Im Iran ist das Leben der Familie prekär. Afghanische Geflüchtete gelten dort als Problem und sind Diskriminierungen ausgesetzt. „Unser Ziel ist, sie so schnell wie möglich hierher zu bekommen“, hofft auch Adrian Borowski von „Für Dich Stormarn e. V.“.

Auswärtiges Amt kennt die „unbefriedigende Situation“

Mit verschiedenen Aktionen habe der Verein schon auf die Situation der Familie Majidi aufmerksam gemacht. Seit einigen Tagen gebe es eine Petition auf der Internetplattform change.org. Mehrfach hätten sie Po­li­ti­ke­r*in­nen unterschiedlicher Parteien kontaktiert. Das Problem sei, wie lange der bürokratische Prozess dauert. Der Verein kritisiert vor allem das Auswärtige Amt.

Nach der Machtübernahme der Taliban 2021 sollte eigentlich eine zügige Ausreisemöglichkeit für gefährdete Personen garantiert werden. Doch noch immer warten nach Informationen der Organisation „Kabul Luftbrücke“ über 14.000 Af­gha­n*in­nen auf einen Termin in einer deutschen Botschaft, „um ihr Recht auf Familiennachzug zu ihren Ehepartner*innen, Eltern oder minderjährigen Kindern in Deutschland wahrzunehmen“, so Kabul Luftbrücke.

Das Visum für den Familiennachzug könne, so das Auswärtige Amt, nach Anmeldung über eine Warteliste beantragt werden. So solle der Terminhandel verhindert werden und sichergestellt werden, dass „alle Antragstellerinnen und Antragsteller eine faire Chance auf eine Terminbuchung bekommen“. Derzeit gebe es eine Wartezeit von über einem Jahr, die „unbefriedigende Situation ist dem Auswärtigem Amt und der Botschaft Teheran bewusst“. An einer Erhöhung der Bearbeitungskapazitäten werde gearbeitet.

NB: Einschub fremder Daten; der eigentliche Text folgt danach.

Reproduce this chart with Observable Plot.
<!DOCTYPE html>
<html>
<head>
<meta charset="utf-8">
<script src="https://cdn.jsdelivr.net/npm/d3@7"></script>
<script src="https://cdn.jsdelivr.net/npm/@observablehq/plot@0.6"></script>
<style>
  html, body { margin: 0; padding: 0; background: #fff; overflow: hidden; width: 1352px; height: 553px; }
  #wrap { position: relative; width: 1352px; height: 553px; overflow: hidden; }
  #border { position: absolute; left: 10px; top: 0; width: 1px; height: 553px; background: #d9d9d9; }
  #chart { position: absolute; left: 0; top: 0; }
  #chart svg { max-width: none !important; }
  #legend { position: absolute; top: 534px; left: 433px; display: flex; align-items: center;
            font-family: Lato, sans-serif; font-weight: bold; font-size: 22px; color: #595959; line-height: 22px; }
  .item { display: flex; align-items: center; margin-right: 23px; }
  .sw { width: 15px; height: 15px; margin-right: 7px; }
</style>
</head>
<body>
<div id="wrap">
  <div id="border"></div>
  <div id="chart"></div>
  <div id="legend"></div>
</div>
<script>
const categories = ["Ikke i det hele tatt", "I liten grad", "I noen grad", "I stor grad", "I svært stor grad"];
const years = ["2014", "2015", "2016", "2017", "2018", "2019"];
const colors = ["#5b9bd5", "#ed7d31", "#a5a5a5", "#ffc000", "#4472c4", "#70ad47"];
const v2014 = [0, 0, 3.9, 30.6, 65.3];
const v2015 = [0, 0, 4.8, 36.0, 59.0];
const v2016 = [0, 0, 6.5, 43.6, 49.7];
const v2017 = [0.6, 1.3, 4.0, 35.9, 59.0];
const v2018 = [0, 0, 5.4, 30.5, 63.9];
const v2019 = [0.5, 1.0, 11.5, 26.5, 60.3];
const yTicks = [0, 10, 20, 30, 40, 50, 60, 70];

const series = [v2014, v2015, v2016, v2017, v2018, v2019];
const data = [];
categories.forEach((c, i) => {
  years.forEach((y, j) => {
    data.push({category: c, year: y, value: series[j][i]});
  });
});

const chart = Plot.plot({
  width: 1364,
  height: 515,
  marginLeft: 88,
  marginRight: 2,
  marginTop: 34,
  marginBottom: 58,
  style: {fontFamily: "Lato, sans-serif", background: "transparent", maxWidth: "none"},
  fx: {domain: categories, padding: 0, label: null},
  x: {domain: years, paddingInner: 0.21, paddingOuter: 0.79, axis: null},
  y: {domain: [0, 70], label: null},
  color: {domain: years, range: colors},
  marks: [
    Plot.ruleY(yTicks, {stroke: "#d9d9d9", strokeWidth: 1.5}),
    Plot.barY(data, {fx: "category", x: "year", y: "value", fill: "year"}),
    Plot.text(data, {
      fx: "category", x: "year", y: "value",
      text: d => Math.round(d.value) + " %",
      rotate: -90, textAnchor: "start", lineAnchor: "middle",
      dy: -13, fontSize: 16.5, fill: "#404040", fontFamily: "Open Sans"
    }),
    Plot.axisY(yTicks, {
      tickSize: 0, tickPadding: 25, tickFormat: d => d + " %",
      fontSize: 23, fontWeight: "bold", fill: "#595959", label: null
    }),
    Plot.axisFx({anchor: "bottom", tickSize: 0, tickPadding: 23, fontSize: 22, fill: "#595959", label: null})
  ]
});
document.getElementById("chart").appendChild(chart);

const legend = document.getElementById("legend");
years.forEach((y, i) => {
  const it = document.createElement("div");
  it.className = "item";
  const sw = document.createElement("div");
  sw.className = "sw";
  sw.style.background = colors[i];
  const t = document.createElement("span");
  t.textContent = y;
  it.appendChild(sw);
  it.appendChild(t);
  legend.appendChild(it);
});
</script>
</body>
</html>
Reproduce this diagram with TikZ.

In Afghanistan war Faheem Vorsitzender des Kulturausschusses einer politischen Partei und arbeitete für das Innenministerium. Deshalb ist er heute bedroht und misstrauisch auch gegenüber seinen Landsleuten. Er könne sich nicht sicher sein, wer Verbindungen zu den Taliban hat, sagt er. Die Abwesenheit seiner Familie wirke sich auch auf sein Ankommen in Deutschland aus. Es falle ihm schwer, zur Ruhe zu kommen, um beispielsweise die neue Sprache zu lernen. Auch sein Sohn leide unter der Belastung, er habe fünf Kilo an Gewicht verloren.

Das derzeit größte Problem in Afghanistan sei die fehlende Trennung von Religion und Politik, ist sich Faheem sicher. Die Taliban zerstörten eine ganze Kultur, sagt er. Das für die Dichtung bedeutende Farsi werde durch andere Sprachen verdrängt. Menschen müssten zwangsweise umziehen, vom Süden in den Norden. „Dort sind die Leute, die sich den Taliban entgegenstellen.“

Mädchen und Frauen werden unterdessen immer weiter marginalisiert. „Sie sollten zur Schule gehen können wie jeder sonst auch, wie ein Mensch“, sagt Faheem energisch. Politisch gehe es ihm darum, Extremismus und Unsicherheit zu bekämpfen. Nun ist seine eigene Familie von dieser Unsicherheit bedroht.